For those who are curious about the crashing business, the basic problem is that if you try to run /(a)(b)(c)/ and use a replacement string "$1$2$3$4", that's one group too many, so you get an exception. This is bad if you need to have a varied set of regexes run through one piece of code. I was trying to work around this by having my regex call append dummy capturing groups to the end of the regex variable, with the intent of creating additional capturing groups without actually affecting what gets matched; this way, there would always be enough groups to prevent an exception. Unfortunately, regexes can be very dangerous when you're doing particularly... eccentric... things with them -- something I had previously forgotten about, and was rather alarmingly reminded of when Testing Perfection went down.
Reply | Threaded
Open this post in threaded view
|

Re: Regex macros and capturing groups

Hugo <Nabble>
Thanks for reporting this, David. I am trying to reproduce the problem, but I am not sure I understand the whole issue. For example, consider this code:
<macro name="test">
    <n.regex_replace_all. pattern="(a)(b)(c)" replacement="$1-$2-$3">
        begin abc end
    </n.regex_replace_all.>    
</macro>
This code can be easily tested with a URL like this:
<your-app-domain>/template/NamlServlet.jtp?macro=test

This code above works fine (it prints "begin a-b-c end"). If the replacement has a fourth group ($1-$2-$3-$4) we do get an exception: "No group 4", caused by an IndexOutOfBoundsException. It should be easy to catch these exceptions in the java code and re-throw them as template exceptions that can be handled with NAML. If you think this makes sense, we can do this pretty quickly.

Are there other examples we should consider? I believe you can test the regex code with small macros like the one above. If the server goes down, then we should really fix the problem. I am interested in all examples you have available. Just let us know and we can fix the problems. This experience will also be important for the Lua-based implementation to be released in the near future. Thanks!
Reply | Threaded
Open this post in threaded view
|

Re: Regex macros and capturing groups

DavidJCobb
Hugo <Nabble> wrote
If the replacement has a fourth group ($1-$2-$3-$4) we do get an exception: "No group 4", caused by an IndexOutOfBoundsException. It should be easy to catch these exceptions in the java code and re-throw them as template exceptions that can be handled with NAML. If you think this makes sense, we can do this pretty quickly.
That makes sense and would be helpful, though I think I may have found a (non-crashing) workaround for the issue.

Hugo <Nabble> wrote
Are there other examples we should consider? I believe you can test the regex code with small macros like the one above. If the server goes down, then we should really fix the problem. I am interested in all examples you have available. Just let us know and we can fix the problems. This experience will also be important for the Lua-based implementation to be released in the near future. Thanks!
The weird thing is, I can no longer reproduce the crash. Not through regex manipulation, anyway.

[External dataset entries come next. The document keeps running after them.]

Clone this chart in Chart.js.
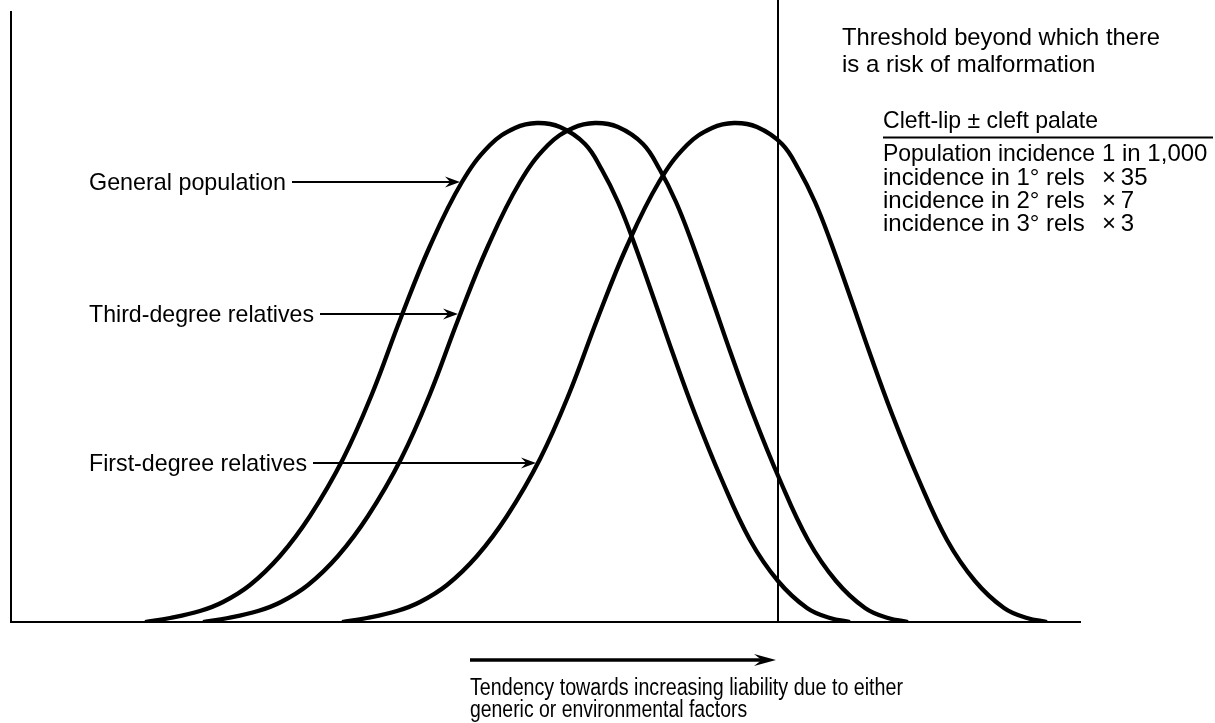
<!DOCTYPE html>
<html>
<head>
<meta charset="utf-8">
<title>Liability threshold</title>
<script src="https://cdn.jsdelivr.net/npm/chart.js@4.4.1/dist/chart.umd.min.js"></script>
<style>
  html, body { margin: 0; padding: 0; background: #fff; }
  #myChart { display: block; }
</style>
</head>
<body>
<canvas id="myChart" width="1215" height="723"></canvas>
<script>
// Liability (x) and frequency (y), one set per curve
const curveY = [0, 4, 11, 20, 37, 66, 106, 163, 228, 302, 376, 440, 477, 494, 499, 495, 478, 452, 420, 382, 320, 271, 208, 144, 82, 41, 14, 4, 0];

const generalX = [134, 159, 189, 212, 239, 269, 299, 332, 361, 389, 419, 451, 479, 504, 526, 549, 574, 591, 607, 622, 644, 661, 684, 710, 739, 767, 796, 819, 839];
const generalY = curveY;

const thirdX = [192, 217, 247, 270, 297, 327, 357, 390, 419, 447, 477, 509, 537, 562, 584, 607, 632, 649, 665, 680, 702, 719, 742, 768, 797, 825, 854, 877, 897];
const thirdY = curveY;

const firstX = [331, 356, 386, 409, 436, 466, 496, 529, 558, 586, 616, 648, 676, 701, 723, 746, 771, 788, 804, 819, 841, 858, 881, 907, 936, 964, 993, 1016, 1036];
const firstY = curveY;

const thresholdX = 767;
const thresholdTop = 622;

const xMax = 1069;
const yMax = 610;

// label, curve value where the pointer ends
const pointerLabels = ['General population', 'Third-degree relatives', 'First-degree relatives'];
const pointerTipX = [449, 447, 525];
const pointerTipY = [440, 308, 159];

const thresholdText = ['Threshold beyond which there', 'is a risk of malformation'];
const tableTitle = 'Cleft-lip \u00b1 cleft palate';
const tableRows = ['Population incidence', 'incidence in 1\u00b0 rels', 'incidence in 2\u00b0 rels', 'incidence in 3\u00b0 rels'];
const tableValues = ['1 in 1,000', '\u00d7\u200935', '\u00d7\u20097', '\u00d7\u20093'];
const axisText = ['Tendency towards increasing liability due to either', 'generic or environmental factors'];

function toPoints(xs, ys) {
    var pts = [];
    for (var i = 0; i < xs.length; i++) {
        pts.push({ x: xs[i], y: ys[i] });
    }
    return pts;
}

function curve(label, xs, ys) {
    return {
        label: label,
        data: toPoints(xs, ys),
        showLine: true,
        borderColor: '#000',
        borderWidth: 4.3,
        pointRadius: 0,
        tension: 0.4
    };
}

// pointer arrow with a small barbed head
function drawArrow(ctx, x1, y, x2, headLen, headW, lineW) {
    ctx.save();
    ctx.strokeStyle = '#000';
    ctx.fillStyle = '#000';
    ctx.lineWidth = lineW;
    ctx.beginPath();
    ctx.moveTo(x1, y);
    ctx.lineTo(x2 - headLen * 0.6, y);
    ctx.stroke();
    ctx.beginPath();
    ctx.moveTo(x2, y);
    ctx.lineTo(x2 - headLen, y - headW);
    ctx.lineTo(x2 - headLen * 0.65, y);
    ctx.lineTo(x2 - headLen, y + headW);
    ctx.closePath();
    ctx.fill();
    ctx.restore();
}

const annotations = {
    id: 'annotations',
    afterDraw(chart) {
        const ctx = chart.ctx;
        const xs = chart.scales.x;
        const ys = chart.scales.y;
        ctx.save();
        ctx.fillStyle = '#000';
        ctx.textBaseline = 'alphabetic';
        ctx.font = '24px "Liberation Sans", Arial, sans-serif';

        // labels on the left with pointers to the curves
        var labelBase = [190, 322, 471];
        var labelMaxW = [197, 225, 218];
        for (var i = 0; i < pointerLabels.length; i++) {
            ctx.fillText(pointerLabels[i], 89, labelBase[i], labelMaxW[i]);
            var w = Math.min(ctx.measureText(pointerLabels[i]).width, labelMaxW[i]);
            var tipX = xs.getPixelForValue(pointerTipX[i]);
            var tipY = ys.getPixelForValue(pointerTipY[i]);
            drawArrow(ctx, 89 + w + 6, tipY, tipX, 15, 5.5, 2);
        }

        // threshold note
        ctx.fillText(thresholdText[0], 842, 45, 318);
        ctx.fillText(thresholdText[1], 842, 72, 318);

        // small table
        ctx.fillText(tableTitle, 883, 128, 215);
        ctx.lineWidth = 2;
        ctx.beginPath();
        ctx.moveTo(883, 137.5);
        ctx.lineTo(1213, 137.5);
        ctx.stroke();
        var rowBase = [161, 185, 208, 231];
        for (var r = 0; r < tableRows.length; r++) {
            ctx.fillText(tableRows[r], 883, rowBase[r], 212);
            ctx.fillText(tableValues[r], 1102, rowBase[r], 112);
        }

        // direction arrow under the axis
        drawArrow(ctx, 470, 660, 776, 22, 6, 3.5);
        ctx.font = '23px "Liberation Sans", Arial, sans-serif';
        ctx.fillText(axisText[0], 470, 695, 433);
        ctx.fillText(axisText[1], 470, 717, 433 * 0.64);
        ctx.restore();
    }
};

var ctx = document.getElementById('myChart').getContext('2d');
var myChart = new Chart(ctx, {
    type: 'scatter',
    data: {
        datasets: [
            curve('General population', generalX, generalY),
            curve('Third-degree relatives', thirdX, thirdY),
            curve('First-degree relatives', firstX, firstY),
            {
                label: 'Threshold',
                data: [{ x: thresholdX, y: 0 }, { x: thresholdX, y: thresholdTop }],
                showLine: true,
                borderColor: '#000',
                borderWidth: 2,
                pointRadius: 0,
                clip: false
            }
        ]
    },
    options: {
        responsive: false,
        devicePixelRatio: 1,
        animation: false,
        layout: { padding: { left: 11, top: 12, right: 135, bottom: 101 } },
        plugins: {
            legend: { display: false },
            tooltip: { enabled: false },
            title: { display: false }
        },
        scales: {
            x: {
                type: 'linear',
                min: 0,
                max: xMax,
                ticks: { display: false },
                grid: { display: false, drawTicks: false },
                border: { display: true, color: '#000', width: 2 }
            },
            y: {
                type: 'linear',
                min: 0,
                max: yMax,
                ticks: { display: false },
                grid: { display: false, drawTicks: false },
                border: { display: true, color: '#000', width: 2 }
            }
        }
    },
    plugins: [annotations]
});
</script>
</body>
</html>
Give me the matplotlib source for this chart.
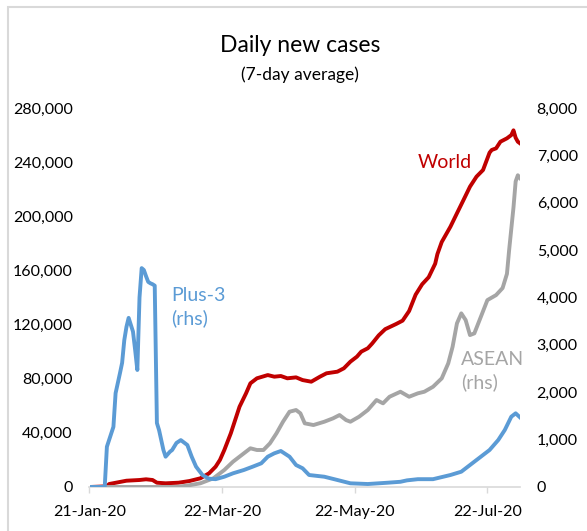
import numpy as np
import pandas as pd
import matplotlib
matplotlib.use("Agg")
import matplotlib.pyplot as plt
import matplotlib.dates as mdates
from matplotlib.patches import Rectangle

plt.rcParams['font.family'] = ['Lato', 'DejaVu Sans']

# ---- data (days since 21-Jan-20) ----
START = pd.Timestamp("2020-01-21")

world_day = [0, 8, 9, 17, 23, 26, 29, 31, 35, 41, 46, 51, 55, 58, 60, 62, 65, 67, 69, 72,
             74, 77, 82, 85, 88, 91, 95, 98, 102, 106, 109, 114, 117, 120, 123, 125, 128,
             130, 133, 136, 141, 144, 147, 150, 153, 156, 159, 160, 162, 166, 169, 172,
             175, 178, 181, 184, 185, 187, 189, 192, 194, 195, 196, 197, 198]
world_cases = [0, 500, 2200, 4650, 5170, 5690, 5170, 3180, 2730, 3180, 4430, 6430, 10120,
               15000, 20000, 27300, 39700, 49500, 59300, 69200, 76600, 80300, 82700, 81500,
               82000, 80300, 81000, 79000, 77800, 81500, 84000, 85200, 87700, 92600, 96300,
               100000, 102500, 106000, 112000, 116600, 120400, 122900, 130000, 142100,
               149800, 155000, 165000, 172000, 181000, 192300, 202200, 212000, 221900,
               229300, 234200, 247000, 249000, 250200, 255100, 257600, 260000, 263500,
               258000, 255100, 253900]

plus3_day = [0, 7, 8, 11, 12, 14, 15, 16, 17, 18, 20, 21, 22, 23, 24, 25, 26, 27, 28, 29,
             30, 31, 32, 34, 35, 37, 38, 40, 42, 45, 47, 49, 52, 55, 58, 62, 66, 71, 75,
             79, 82, 85, 88, 90, 92, 95, 98, 101, 108, 114, 120, 128, 137, 143, 146, 151,
             158, 166, 171, 175, 180, 184, 188, 191, 194, 196, 198]
plus3_cases = [0, 0, 850, 1270, 1980, 2400, 2620, 3100, 3380, 3570, 3280, 2890, 2470, 4000,
               4620, 4580, 4450, 4330, 4300, 4280, 4250, 1350, 1200, 780, 640, 745, 780, 930,
               990, 886, 640, 430, 250, 175, 165, 217, 289, 359, 428, 500, 640, 711, 760,
               700, 640, 464, 395, 253, 217, 148, 78, 63, 90, 110, 140, 165, 165, 253, 323,
               464, 640, 781, 992, 1203, 1484, 1555, 1470]

asean_day = [0, 40, 45, 51, 57, 62, 66, 71, 74, 77, 80, 83, 86, 89, 92, 95, 97, 99, 103,
             108, 112, 115, 118, 120, 124, 128, 132, 135, 138, 143, 147, 151, 154, 158,
             162, 165, 167, 169, 171, 173, 175, 177, 180, 183, 187, 190, 192, 193, 195,
             196, 197, 198]
asean_cases = [0, 0, 30, 78, 184, 359, 534, 711, 817, 781, 781, 922, 1133, 1378, 1589, 1625,
               1555, 1344, 1308, 1378, 1449, 1519, 1413, 1378, 1484, 1625, 1836, 1766, 1905,
               2011, 1905, 1977, 2011, 2116, 2293, 2610, 2960, 3454, 3665, 3524, 3207, 3243,
               3593, 3945, 4051, 4200, 4500, 5000, 5900, 6450, 6580, 6520]

tick_dates = ["2020-01-21", "2020-03-22", "2020-05-22", "2020-07-22"]
END_DAY = 198

RED = "#C00000"
BLUE = "#5B9BD5"
GREY = "#A5A5A5"
AXIS_GREY = "#D9D9D9"
LW = 2.8


def to_dates(days):
    return START + pd.to_timedelta(days, unit="D")


W, H = 587, 531
fig = plt.figure(figsize=(W / 100, H / 100), dpi=100)
ax = fig.add_axes([89.5 / W, 1 - 487 / H, (520 - 89.5) / W, (487 - 108) / H])
ax2 = ax.twinx()

ax.plot(to_dates(world_day), world_cases, color=RED, lw=LW, solid_joinstyle="round")
ax2.plot(to_dates(asean_day), asean_cases, color=GREY, lw=LW, solid_joinstyle="round")
ax2.plot(to_dates(plus3_day), plus3_cases, color=BLUE, lw=LW, solid_joinstyle="round")

ax.set_xlim(START, START + pd.Timedelta(days=END_DAY))
ax.set_ylim(0, 280000)
ax2.set_ylim(0, 8000)
ax.set_yticks(np.arange(0, 280001, 40000))
ax2.set_yticks(np.arange(0, 8001, 1000))
ax.yaxis.set_major_formatter(matplotlib.ticker.FuncFormatter(lambda v, p: f"{int(v):,}"))
ax2.yaxis.set_major_formatter(matplotlib.ticker.FuncFormatter(lambda v, p: f"{int(v):,}"))

ax.set_xticks(pd.to_datetime(tick_dates))
ax.xaxis.set_major_formatter(mdates.DateFormatter("%d-%b-%y"))

for a in (ax, ax2):
    for s in ("left", "right", "top"):
        a.spines[s].set_visible(False)
    a.spines["bottom"].set_color(AXIS_GREY)
    a.spines["bottom"].set_linewidth(1.2)
    a.tick_params(axis="y", length=0, labelsize=11.5, colors="black", pad=12)
ax2.spines["bottom"].set_visible(False)
ax.tick_params(axis="x", length=4, width=1, color=AXIS_GREY, labelsize=11.5, pad=9)

# annotations
fig.text(445 / W, 1 - 163 / H, "World", color=RED, fontsize=14, ha="center", va="center")
fig.text(171 / W, 1 - 307 / H, "Plus-3\n(rhs)", color=BLUE, fontsize=14, ha="left",
         va="center", linespacing=1.35)
fig.text(461 / W, 1 - 371 / H, "ASEAN\n(rhs)", color=GREY, fontsize=14, ha="left",
         va="center", linespacing=1.35)

# title
fig.text(300 / W, 1 - 45 / H, "Daily new cases", fontsize=16.5, ha="center", va="center")
fig.text(300 / W, 1 - 75 / H, "(7-day average)", fontsize=12.5, ha="center", va="center")

# chart area border
fig.patches.append(Rectangle((8 / W, -0.1), 1.2, 1 - 7 / H + 0.1, transform=fig.transFigure,
                             fill=False, edgecolor=AXIS_GREY, lw=1.5, zorder=0))

fig.savefig("out.png", dpi=100)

The crashes occurred when I tried to work around the capturing group exception, by adding dummy capturing groups. The regular expression that led to a crash was (assuming that my NAML code was supplying the values properly):

(?i)^(?:https?\:\/\/)?(?:www\.|admin\.|halo\.)?bungie\.net\/Account\/Profile\.aspx\?(?:.*?&)*?(memberID|uid)(=\d+)(?:&.*?|)$|^()()()()()$

Where the original regex, without my workarounds, was:

(?i)^(?:https?\:\/\/)?(?:www\.|admin\.|halo\.)?bungie\.net\/Account\/Profile\.aspx\?(?:.*?&)*?(memberID|uid)(=\d+)(?:&.*?|)$

Though this appears to have been what led to a crash earlier, it now seems to work just fine. I don't have the original code that caused a crash (I didn't know that the server would be down for as long as it was, so I tried to fix the NAML mid-crash), but code that should be functionally identical is failing to break anything. So I guess it might not be regex-related. (This might be the worst bug report I've ever submitted. :P)

Well, if I see another crash, I'll leave the NAML untouched, copy down the names of the relevant macros, and post another thread here. :\
Reply | Threaded
Open this post in threaded view
|

Re: Regex macros and capturing groups

Hugo <Nabble>
Thanks, and don't worry. Just let us know when you have something that we should know about.